Any number is a perfect number if It's equal to the sum of all Its divisors except itself. For example, 28 is a perfect number because 1 + 2 + 4 + 7 + 14 = 28. According to Euclid, the set of all perfect numbers are obtained by the following formula:
2^(p-1) * (2^p - 1)
Where p and 2^p - 1 should be prime.
However, if we use a function like f: P -> N, where P is the set of 2^p - 1 prime numbers, and N is the set of all perfect numbers, how would you obtain the inverse function f^-1: N -> P? For example, f^-1(28) = 3, because:
2^2 * (2^3 - 1) = 28
Trying to isolate the p variable via logarithms seems impossible, so I'm stuck here.

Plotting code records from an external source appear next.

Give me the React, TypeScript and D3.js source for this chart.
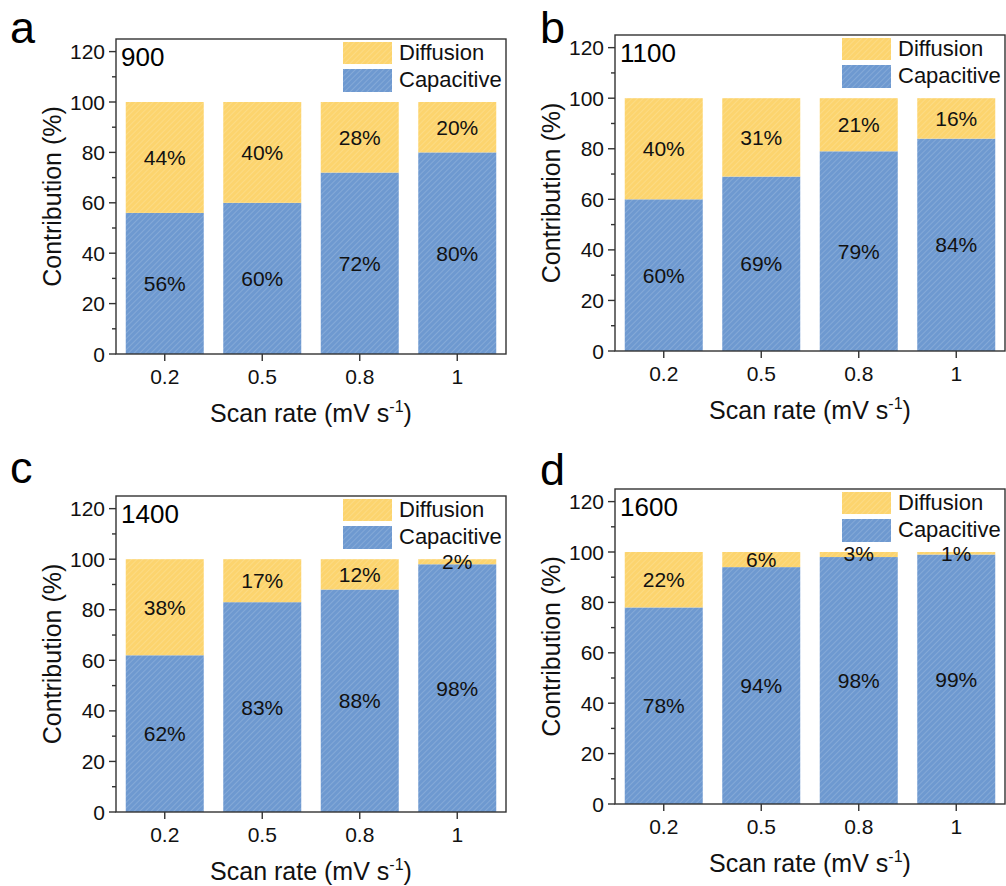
import * as d3 from "d3";

const SCAN_RATES = ["0.2", "0.5", "0.8", "1"];
const TEMPS = ["900", "1100", "1400", "1600"];
const PANEL_LETTERS = ["a", "b", "c", "d"];

// capacitive / diffusion contribution (%) per scan rate
const CAP_900 = [56, 60, 72, 80];
const DIFF_900 = [44, 40, 28, 20];
const CAP_1100 = [60, 69, 79, 84];
const DIFF_1100 = [40, 31, 21, 16];
const CAP_1400 = [62, 83, 88, 98];
const DIFF_1400 = [38, 17, 12, 2];
const CAP_1600 = [78, 94, 98, 99];
const DIFF_1600 = [22, 6, 3, 1];

const Y_MAJOR = [0, 20, 40, 60, 80, 100, 120];
const Y_MINOR = [10, 30, 50, 70, 90, 110];

const FONT = "'Liberation Sans', Arial, sans-serif";
const AXIS = "#333";
const YELLOW = "#fcd46e";
const BLUE = "#6e99d0";

const CAPS = [CAP_900, CAP_1100, CAP_1400, CAP_1600];
const DIFFS = [DIFF_900, DIFF_1100, DIFF_1400, DIFF_1600];

// plot boxes in pixels
const BOXES = [
  { l: 116, r: 506, t: 39, b: 354, lx: 10, ly: 43 },
  { l: 615, r: 1005, t: 35, b: 351, lx: 540, ly: 43 },
  { l: 116, r: 506, t: 496, b: 812, lx: 10, ly: 483 },
  { l: 615, r: 1005, t: 489, b: 804, lx: 540, ly: 485 },
];

function Panel({ i }: { i: number }) {
  const { l, r, t, b, lx, ly } = BOXES[i];
  const cap = CAPS[i];
  const diff = DIFFS[i];
  const x = d3.scaleBand<string>().domain(SCAN_RATES).range([l, r]).paddingInner(0.2).paddingOuter(0.1);
  const y = d3.scaleLinear().domain([0, 125]).range([b, t]);
  const bw = x.bandwidth();

  return (
    <g fontFamily={FONT}>
      <text x={lx} y={ly} fontSize={45} fill="#000">{PANEL_LETTERS[i]}</text>

      {SCAN_RATES.map((s, k) => {
        const top = Math.min(100, cap[k] + diff[k]);
        return (
          <g key={s}>
            <rect x={x(s)} y={y(cap[k])} width={bw} height={y(0) - y(cap[k])} fill="url(#hatchBlue)" />
            <rect x={x(s)} y={y(top)} width={bw} height={y(cap[k]) - y(top)} fill="url(#hatchYellow)" />
            <text x={x(s)! + bw / 2} y={y(cap[k] / 2)} fontSize={21} textAnchor="middle" dominantBaseline="central" fill="#111">
              {cap[k]}%
            </text>
            <text x={x(s)! + bw / 2} y={y(cap[k] + diff[k] / 2)} fontSize={21} textAnchor="middle" dominantBaseline="central" fill="#111">
              {diff[k]}%
            </text>
          </g>
        );
      })}

      <rect x={l} y={t} width={r - l} height={b - t} fill="none" stroke={AXIS} strokeWidth={1.4} />

      {Y_MAJOR.map((v) => (
        <g key={v}>
          <line x1={l - 7} x2={l} y1={y(v)} y2={y(v)} stroke={AXIS} strokeWidth={1.4} />
          <text x={l - 11} y={y(v)} fontSize={21} textAnchor="end" dominantBaseline="central" fill="#111">{v}</text>
        </g>
      ))}
      {Y_MINOR.map((v) => (
        <line key={v} x1={l - 4} x2={l} y1={y(v)} y2={y(v)} stroke={AXIS} strokeWidth={1.4} />
      ))}
      {SCAN_RATES.map((s) => (
        <g key={s}>
          <line x1={x(s)! + bw / 2} x2={x(s)! + bw / 2} y1={b} y2={b + 7} stroke={AXIS} strokeWidth={1.4} />
          <text x={x(s)! + bw / 2} y={b + 30} fontSize={21} textAnchor="middle" fill="#111">{s}</text>
        </g>
      ))}

      <text x={l + 5} y={t + 27} fontSize={26} fill="#000">{TEMPS[i]}</text>

      <g>
        <rect x={l + 227} y={t + 3} width={49} height={22} fill="url(#hatchYellow)" />
        <text x={l + 283} y={t + 21} fontSize={22} fill="#111">Diffusion</text>
        <rect x={l + 227} y={t + 30} width={49} height={23} fill="url(#hatchBlue)" />
        <text x={l + 283} y={t + 48} fontSize={22} fill="#111">Capacitive</text>
      </g>

      <text
        transform={`translate(${l - 55},${(t + b) / 2}) rotate(-90)`}
        fontSize={25}
        textAnchor="middle"
        fill="#111"
      >
        Contribution (%)
      </text>
      <text x={(l + r) / 2} y={b + 68} fontSize={25} textAnchor="middle" fill="#111">
        Scan rate (mV s<tspan dy={-10} fontSize={16}>-1</tspan><tspan dy={10}>)</tspan>
      </text>
    </g>
  );
}

export default function App() {
  return (
    <svg width={1006} height={886} style={{ position: "absolute", left: 0, top: 0, background: "#fff" }}>
      <defs>
        <pattern id="hatchYellow" patternUnits="userSpaceOnUse" width={4} height={4} patternTransform="rotate(45)">
          <rect width={4} height={4} fill={YELLOW} />
          <line x1={0} y1={0} x2={0} y2={4} stroke="#fff" strokeOpacity={0.3} strokeWidth={1} />
        </pattern>
        <pattern id="hatchBlue" patternUnits="userSpaceOnUse" width={4} height={4} patternTransform="rotate(45)">
          <rect width={4} height={4} fill={BLUE} />
          <line x1={0} y1={0} x2={0} y2={4} stroke="#fff" strokeOpacity={0.3} strokeWidth={1} />
        </pattern>
      </defs>
      {[0, 1, 2, 3].map((i) => (
        <Panel key={i} i={i} />
      ))}
    </svg>
  );
}
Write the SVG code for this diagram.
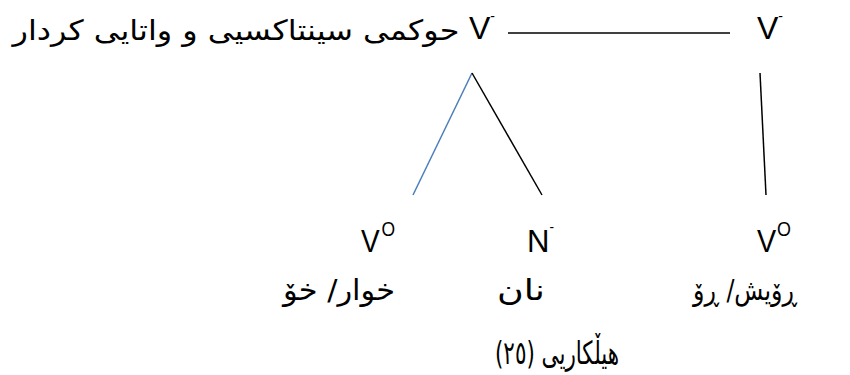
<svg xmlns="http://www.w3.org/2000/svg" width="850" height="375" viewBox="0 0 850 375">
<style>
.ar{font-family:"DejaVu Sans","Liberation Sans",sans-serif;font-size:28px;fill:#000;direction:rtl;text-anchor:middle}
.arb{font-family:"DejaVu Sans","Liberation Sans",sans-serif;font-size:29px;fill:#000;direction:rtl;text-anchor:middle}
.cap{font-size:32px}
.lat{font-family:"Liberation Sans",Arial,sans-serif;font-size:32px;fill:#000}
.sup{font-size:20px}
.dash{font-size:14px}
.edge{fill:none;stroke:#000;stroke-width:1.5}
.blue{stroke:#4a7ebb}
</style>
<rect width="850" height="375" fill="#fff"/>
<g id="connectors">
<line class="edge" x1="508" y1="33" x2="730" y2="33"/>
<line class="edge blue" x1="472" y1="73" x2="413" y2="195"/>
<line class="edge" x1="472" y1="73" x2="542" y2="195"/>
<line class="edge" x1="760" y1="73" x2="766" y2="195"/>
</g>
<g id="node-top-left">
<text class="ar" x="236" y="40" textLength="447" lengthAdjust="spacingAndGlyphs">حوکمی سینتاکسیی و واتایی کردار</text>
<text class="lat" x="469" y="39" textLength="26" lengthAdjust="spacingAndGlyphs">V<tspan class="dash" dy="-18">-</tspan></text>
</g>
<g id="node-top-right">
<text class="lat" x="757" y="39" textLength="26" lengthAdjust="spacingAndGlyphs">V<tspan class="dash" dy="-18">-</tspan></text>
</g>
<g id="node-v0-left">
<text class="lat" x="361" y="252" textLength="34" lengthAdjust="spacingAndGlyphs">V<tspan class="sup" dx="2" dy="-16">O</tspan></text>
<text class="arb" x="339" y="300" textLength="112" lengthAdjust="spacingAndGlyphs">خوار/ خۆ</text>
</g>
<g id="node-n">
<text class="lat" x="527" y="252" textLength="27" lengthAdjust="spacingAndGlyphs">N<tspan class="dash" dy="-20">-</tspan></text>
<text class="arb" x="521" y="300" textLength="48" lengthAdjust="spacingAndGlyphs">نان</text>
</g>
<g id="node-v0-right">
<text class="lat" x="757" y="252" textLength="34" lengthAdjust="spacingAndGlyphs">V<tspan class="sup" dx="1" dy="-16">O</tspan></text>
<text class="arb" x="745" y="300" textLength="104" lengthAdjust="spacingAndGlyphs">ڕۆیش/ ڕۆ</text>
</g>
<g id="caption">
<text class="arb cap" x="557" y="364" textLength="124" lengthAdjust="spacingAndGlyphs">هیڵکاریی (٢٥)</text>
</g>
</svg>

Is there any way to solve this?
(Sorry for my english)
I believe you're trying to solve the equation $2^{p-1}(2^p-1) = N$ for $p$. While this looks almost hopeless, we can exploit a coincidence by writing the equation as \begin{align*} 2^p(2^p-1) &= 2N \\ (2^p)^2 - 2^p - 2N &= 0, \end{align*} for which the quadratic formula gives the solutions \begin{align*} 2^p &= \frac{1\pm\sqrt{1+8N}}{2}. \end{align*} Since $2^p$ must be positive, we conclude that \begin{align*} 2^p &= \frac{1+\sqrt{1+8N}}{2} \\ p &= \log_2 \frac{1+\sqrt{1+8N}}{2} = \log_2 \bigl( 1+\sqrt{1+8N} \bigr) - 1. \end{align*} (By the way, these calculations are valid regardless of whether $N$ is a perfect number, whether $p$ is a prime, or indeed whether they are integers at all—they are valid for all real numbers $p$ and $N$.)